Bem que Tebet tentou salvá-lo, mas todas as suas propostas de revisão de gastos públicos, como a desvinculação do salário mínimo de benefícios assistenciais, foram rechaçadas pela então presidente do PT, Gleisi Hoffmann, hoje alçada ao cargo de ministra da Secretaria de Relações Institucionais do governo.

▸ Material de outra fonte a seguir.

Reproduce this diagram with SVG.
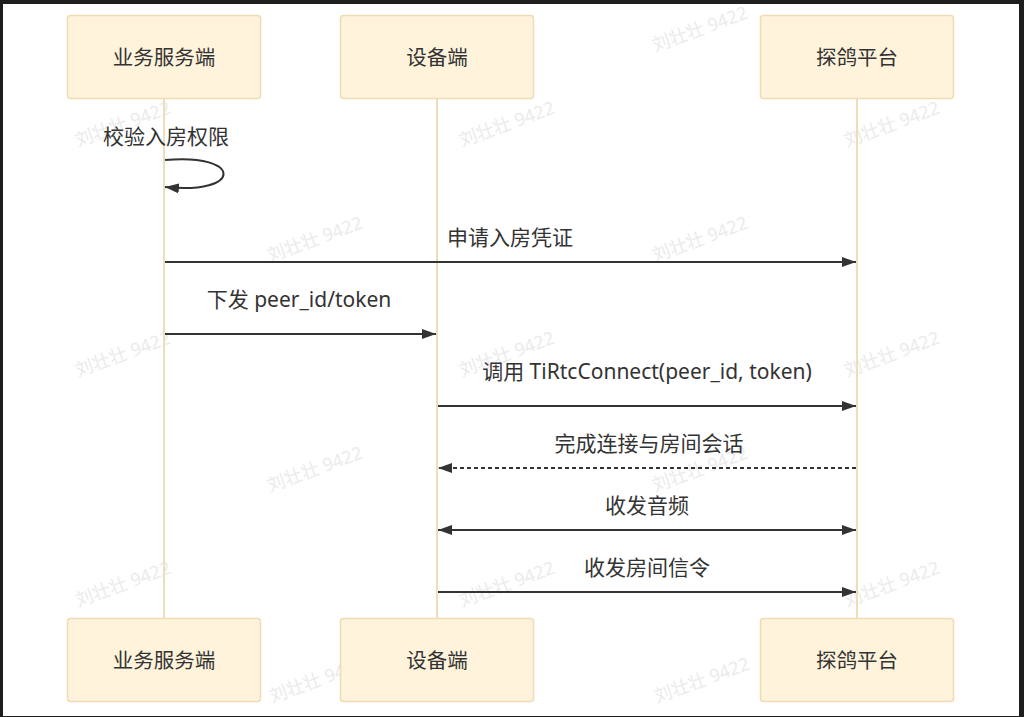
<svg xmlns="http://www.w3.org/2000/svg" width="1024" height="717" viewBox="0 0 1024 717">
<defs>
<style>
.actor{fill:#fff3dc;stroke:#efdcb4;stroke-width:1.5}
.alabel{font-family:"Noto Sans","Noto Sans CJK SC",sans-serif;font-size:20.5px;fill:#333;text-anchor:middle;dominant-baseline:central}
.life{stroke:#efdcb8;stroke-width:2;fill:none}
.msg{stroke:#333;stroke-width:2;fill:none}
.dash{stroke-dasharray:4 3}
.mlabel{font-family:"Noto Sans","Noto Sans CJK SC",sans-serif;font-size:21px;fill:#333;text-anchor:middle}
.wm{font-family:"Noto Sans","Noto Sans CJK SC",sans-serif;font-size:18px;fill:#ebebeb}
</style>
<marker id="arr" viewBox="0 0 14 10" refX="14" refY="5" markerWidth="14" markerHeight="10" markerUnits="userSpaceOnUse" orient="auto-start-reverse">
<path d="M0,0 L14,5 L0,10 z" fill="#333"/>
</marker>
</defs>
<rect x="0" y="0" width="1024" height="717" fill="#1e1e1e"/>
<rect x="3" y="4" width="1016" height="712" fill="#ffffff"/>
<g id="watermarks">
<text class="wm" transform="translate(655,52) rotate(-20)">刘壮壮 9422</text>
<text class="wm" transform="translate(78,147) rotate(-20)">刘壮壮 9422</text>
<text class="wm" transform="translate(462,147) rotate(-20)">刘壮壮 9422</text>
<text class="wm" transform="translate(847,147) rotate(-20)">刘壮壮 9422</text>
<text class="wm" transform="translate(270,262) rotate(-20)">刘壮壮 9422</text>
<text class="wm" transform="translate(655,262) rotate(-20)">刘壮壮 9422</text>
<text class="wm" transform="translate(78,377) rotate(-20)">刘壮壮 9422</text>
<text class="wm" transform="translate(462,377) rotate(-20)">刘壮壮 9422</text>
<text class="wm" transform="translate(847,377) rotate(-20)">刘壮壮 9422</text>
<text class="wm" transform="translate(270,492) rotate(-20)">刘壮壮 9422</text>
<text class="wm" transform="translate(655,492) rotate(-20)">刘壮壮 9422</text>
<text class="wm" transform="translate(78,607) rotate(-20)">刘壮壮 9422</text>
<text class="wm" transform="translate(462,607) rotate(-20)">刘壮壮 9422</text>
<text class="wm" transform="translate(847,607) rotate(-20)">刘壮壮 9422</text>
<text class="wm" transform="translate(272,703) rotate(-20)">刘壮壮 9422</text>
<text class="wm" transform="translate(657,703) rotate(-20)">刘壮壮 9422</text>
</g>
<g id="lifelines">
<line class="life" x1="164" y1="98" x2="164" y2="618"/>
<line class="life" x1="437" y1="98" x2="437" y2="618"/>
<line class="life" x1="857" y1="98" x2="857" y2="618"/>
</g>
<g id="actor-biz-top"><rect class="actor" x="67.500" y="15.500" width="193" height="83" rx="3"/><text class="alabel" x="164" y="57">业务服务端</text></g>
<g id="actor-dev-top"><rect class="actor" x="340.500" y="15.500" width="193" height="83" rx="3"/><text class="alabel" x="437" y="57">设备端</text></g>
<g id="actor-plat-top"><rect class="actor" x="760.500" y="15.500" width="193" height="83" rx="3"/><text class="alabel" x="857" y="57">探鸽平台</text></g>
<g id="actor-biz-bottom"><rect class="actor" x="67.500" y="618.500" width="193" height="83" rx="3"/><text class="alabel" x="164" y="660">业务服务端</text></g>
<g id="actor-dev-bottom"><rect class="actor" x="340.500" y="618.500" width="193" height="83" rx="3"/><text class="alabel" x="437" y="660">设备端</text></g>
<g id="actor-plat-bottom"><rect class="actor" x="760.500" y="618.500" width="193" height="83" rx="3"/><text class="alabel" x="857" y="660">探鸽平台</text></g>
<g id="connectors">
<path class="msg" d="M165,160 C243,153 243,195 165,187" marker-end="url(#arr)"/>
<line class="msg" x1="165" y1="262" x2="856" y2="262" marker-end="url(#arr)"/>
<line class="msg" x1="165" y1="334" x2="436" y2="334" marker-end="url(#arr)"/>
<line class="msg" x1="438" y1="406" x2="856" y2="406" marker-end="url(#arr)"/>
<line class="msg dash" x1="856" y1="468" x2="438" y2="468" marker-end="url(#arr)"/>
<line class="msg" x1="438" y1="530" x2="856" y2="530" marker-start="url(#arr)" marker-end="url(#arr)"/>
<line class="msg" x1="438" y1="592" x2="856" y2="592" marker-end="url(#arr)"/>
</g>
<g id="labels">
<text class="mlabel" x="166" y="144">校验入房权限</text>
<text class="mlabel" x="510" y="245">申请入房凭证</text>
<text class="mlabel" x="299" y="307">下发 peer_id/token</text>
<text class="mlabel" x="647" y="379">调用 TiRtcConnect(peer_id, token)</text>
<text class="mlabel" x="649" y="451">完成连接与房间会话</text>
<text class="mlabel" x="647" y="513">收发音频</text>
<text class="mlabel" x="647" y="575">收发房间信令</text>
</g>
</svg>
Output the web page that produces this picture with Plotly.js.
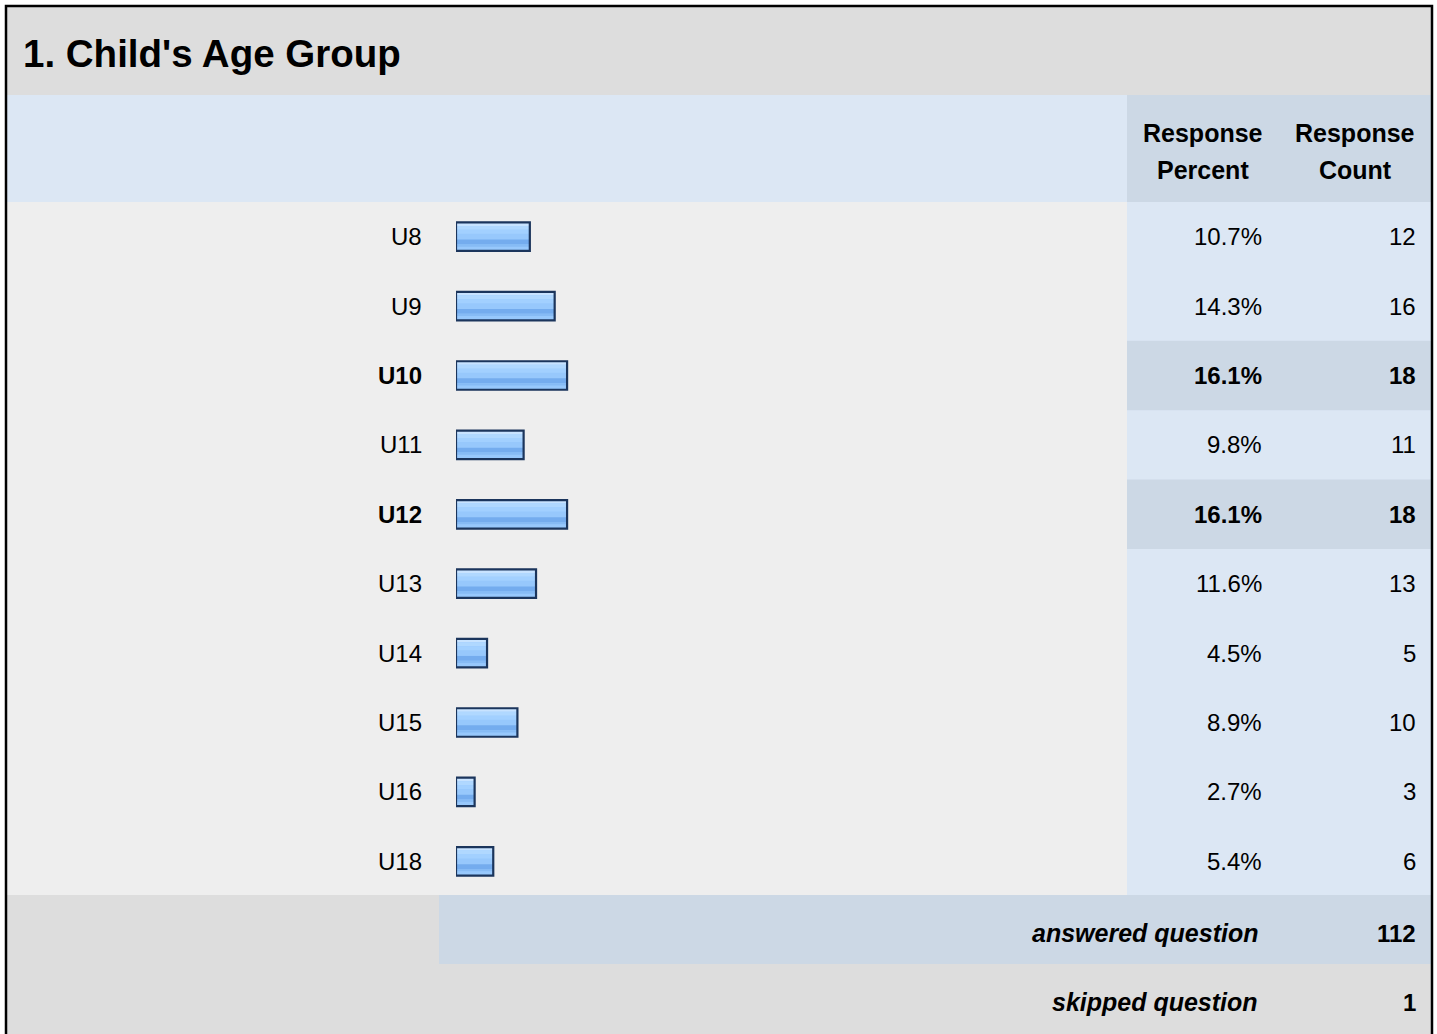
<!DOCTYPE html>
<html>
<head>
<meta charset="utf-8">
<script src="https://cdn.plot.ly/plotly-3.0.1.min.js"></script>
<style>
  html, body { margin: 0; padding: 0; background: #ffffff; }
  #chart { width: 1437px; height: 1034px; }
</style>
</head>
<body>
<div id="chart"></div>
<script>
// ---- data ----
const chartTitle = "1. Child's Age Group";
const categories = ["U8", "U9", "U10", "U11", "U12", "U13", "U14", "U15", "U16", "U18"];
const responsePercent = [10.7, 14.3, 16.1, 9.8, 16.1, 11.6, 4.5, 8.9, 2.7, 5.4];
const responseCount = [12, 16, 18, 11, 18, 13, 5, 10, 3, 6];
const headerPercent = ["Response", "Percent"];
const headerCount = ["Response", "Count"];
const answeredLabel = "answered question";
const answeredCount = 112;
const skippedLabel = "skipped question";
const skippedCount = 1;

// ---- layout helpers (pixel -> paper) ----
const W = 1437, H = 1034;
const px = x => x / W;
const py = y => 1 - y / H;
const FONT = "Liberation Sans, Arial, Helvetica, sans-serif";

const yIdx = categories.map((_, i) => i);
const maxPct = Math.max(...responsePercent);
const isTop = responsePercent.map(v => v === maxPct);

const shapes = [];
function rectPx(x0, y0, x1, y1, color) {
  shapes.push({type: 'rect', xref: 'paper', yref: 'paper', x0: px(x0), x1: px(x1), y0: py(y1), y1: py(y0),
    fillcolor: color, line: {width: 0}, layer: 'below'});
}
// title band
rectPx(6, 6, 1432, 95, '#dddddd');
// header
rectPx(6, 95, 1127, 202, '#dce7f4');
rectPx(1127, 95, 1432, 202, '#ccd8e5');
// body left
rectPx(6, 202, 1127, 896, '#eeeeee');
// body right
rectPx(1127, 202, 1432, 896, '#dce7f4');
// highlighted rows (max response) on the data axis
yIdx.filter(i => isTop[i]).forEach(i => {
  shapes.push({type: 'rect', xref: 'paper', yref: 'y', x0: px(1127), x1: px(1432), y0: i - 0.5, y1: i + 0.5,
    fillcolor: '#ccd8e5', line: {width: 0}, layer: 'below'});
});
// footer
rectPx(6, 895, 1432, 1034, '#dddddd');
rectPx(439, 895, 1432, 964, '#ccd8e5');
// outer frame
shapes.push({type: 'rect', xref: 'paper', yref: 'paper', x0: px(6), x1: px(1432), y0: py(1040), y1: py(6),
  fillcolor: 'rgba(0,0,0,0)', line: {color: '#000000', width: 2.5}, layer: 'above'});

const annotations = [];
function ann(text, x, y, yref, anchor, size, extra) {
  annotations.push(Object.assign({text: text, x: x, y: y, xref: 'paper', yref: yref,
    xanchor: anchor, yanchor: 'middle', showarrow: false,
    font: {family: FONT, size: size, color: '#000000'}}, extra || {}));
}
// title
ann('<b>' + chartTitle + '</b>', px(21), py(54), 'paper', 'left', 38.5);
// header
ann('<b>' + headerPercent[0] + '</b>', px(1203), py(133), 'paper', 'center', 25);
ann('<b>' + headerPercent[1] + '</b>', px(1203), py(170), 'paper', 'center', 25);
ann('<b>' + headerCount[0] + '</b>', px(1355), py(133), 'paper', 'center', 25);
ann('<b>' + headerCount[1] + '</b>', px(1355), py(170), 'paper', 'center', 25);
// rows
yIdx.forEach(i => {
  const b = t => isTop[i] ? '<b>' + t + '</b>' : t;
  ann(b(categories[i]), px(424), i, 'y', 'right', 24);
  ann(b(responsePercent[i].toFixed(1) + '%'), px(1264), i, 'y', 'right', 24);
  ann(b(String(responseCount[i])), px(1417.5), i, 'y', 'right', 24);
});
// footer text
ann('<b><i>' + answeredLabel + '</i></b>', px(1260), py(933), 'paper', 'right', 25);
ann('<b>' + answeredCount + '</b>', px(1417.5), py(933), 'paper', 'right', 24);
ann('<b><i>' + skippedLabel + '</i></b>', px(1260), py(1002), 'paper', 'right', 25);
ann('<b>' + skippedCount + '</b>', px(1417.5), py(1002), 'paper', 'right', 24);

// ---- bars (glossy look via stacked overlay bands) ----
const BH = 0.41;
function barTrace(color, offset, width, line) {
  return {type: 'bar', orientation: 'h', x: responsePercent, y: yIdx,
    offset: offset, width: width, hoverinfo: 'skip',
    marker: {color: color, line: line || {width: 0}}};
}
const traces = [
  barTrace('#97c8fc', -BH / 2, BH),
  barTrace('#c8e3ff', -BH / 2, BH * 0.12),
  barTrace('#b0d8ff', -BH / 2 + BH * 0.12, BH * 0.14),
  barTrace('#a2d0ff', -BH / 2 + BH * 0.26, BH * 0.14),
  barTrace('#74acee', -BH / 2 + BH * 0.60, BH * 0.17),
  barTrace('#86bbf5', -BH / 2 + BH * 0.77, BH * 0.08),
  barTrace('rgba(0,0,0,0)', -BH / 2, BH, {color: '#1b355c', width: 2.2})
];

const layout = {
  width: W, height: H,
  margin: {l: 0, r: 0, t: 0, b: 0},
  paper_bgcolor: '#ffffff',
  plot_bgcolor: 'rgba(0,0,0,0)',
  showlegend: false,
  barmode: 'overlay',
  xaxis: {domain: [px(456), px(1146)], range: [0, 100], visible: false, fixedrange: true},
  yaxis: {domain: [py(896), py(202)], range: [9.5, -0.5], visible: false, fixedrange: true},
  shapes: shapes,
  annotations: annotations
};

Plotly.newPlot('chart', traces, layout, {staticPlot: true, displayModeBar: false});
</script>
</body>
</html>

Qualquer governo minimamente responsável assumiria a tarefa de criar uma nova âncora fiscal para substituir um arcabouço que, como a própria ministra falou, não tem sido capaz de domar a inflação e conter a dívida. Mas Tebet confirmou que, neste governo, isso não ocorrerá – e, se ocorrer, isso se dará somente entre o fim da disputa eleitoral e o início do próximo mandato presidencial, um cenário que depende da reeleição para se concretizar.

Dois meses já não seriam suficientes para discutir uma regra fiscal perene e robusta e submetê-la ao Congresso. Mas foi exatamente nesse período de transição que o Legislativo aprovou a Proposta de Emenda à Constituição (PEC) da Transição, que ampliou os gastos do Orçamento em R$ 168 bilhões sem que houvesse recomposição de receitas para cobri-los.

A tal janela de oportunidade que a ministra enxerga serviu como janela de oportunismo: no caso da PEC da Transição, a administração Bolsonaro lavou as mãos, o Congresso se refestelou com as emendas parlamentares e o governo eleito conseguiu elevar despesas muito além do necessário para recompor o Orçamento sem ter de assumir a responsabilidade de garantir receitas para arcar com elas. Partindo dessa base, não havia, de fato, como um arcabouço fiscal frouxo já de saída prosperar.

A cândida admissão de Tebet só revela a pusilanimidade de um governo que pode até saber o que realmente precisa ser feito pelo País, mas que, parafraseando uma ex-presidente da República, prefere fazer o diabo para ser reeleito.